Look, I hear ya, parents and in-laws: It’s time to stop dreaming and get a full-time job with benefits. I’m not opposed to working or growing up. (Although, admittedly, I struggle with conventional 8-5 type jobs—the majority of jobs I’ve had included flexible schedules.) I know getting a real job doesn’t stop me from fulfilling my dreams… I just don’t want to another nine years to pass and wonder why I haven’t taken advantage of the time I’ve been given, wonder if I’ll ever find a job with my talents, wonder if I should have studied something more practical than English (which sounds dumb, because nothing is more practical than learning to speak and write, but most people don’t see it that way), wonder if I’ll ever do anything of worth. I will sacrifice a piddling full-time job if I must to answer these questions.
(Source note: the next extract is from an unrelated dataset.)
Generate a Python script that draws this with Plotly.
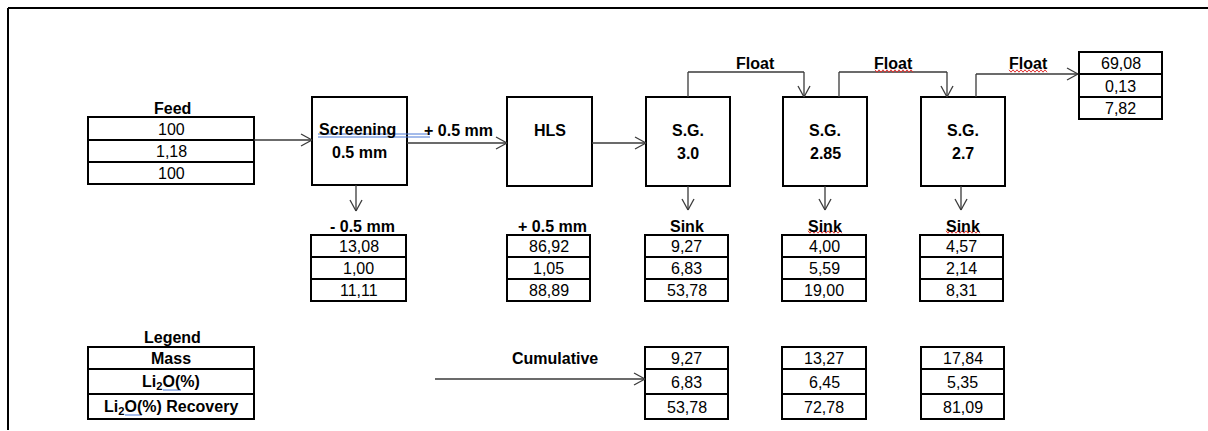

I despise New Year’s resolutions and our culture’s obsession with the notion that positive thinking eventually leads to results. I’m not excited about the new year as some magical coming-to-my-senses event that will help me take advantage of my time unlike the previous 26 years, and I’m certainly not telling myself that I will accomplish my goals next year if I just believe . I’m annoyed that I didn’t accomplish more this year and I’m more pessimistic than ever about accomplishing my goals, but I’m not giving up yet. I plan to attack the rest of December and the new year with fervor. If I don’t do it now, I never will.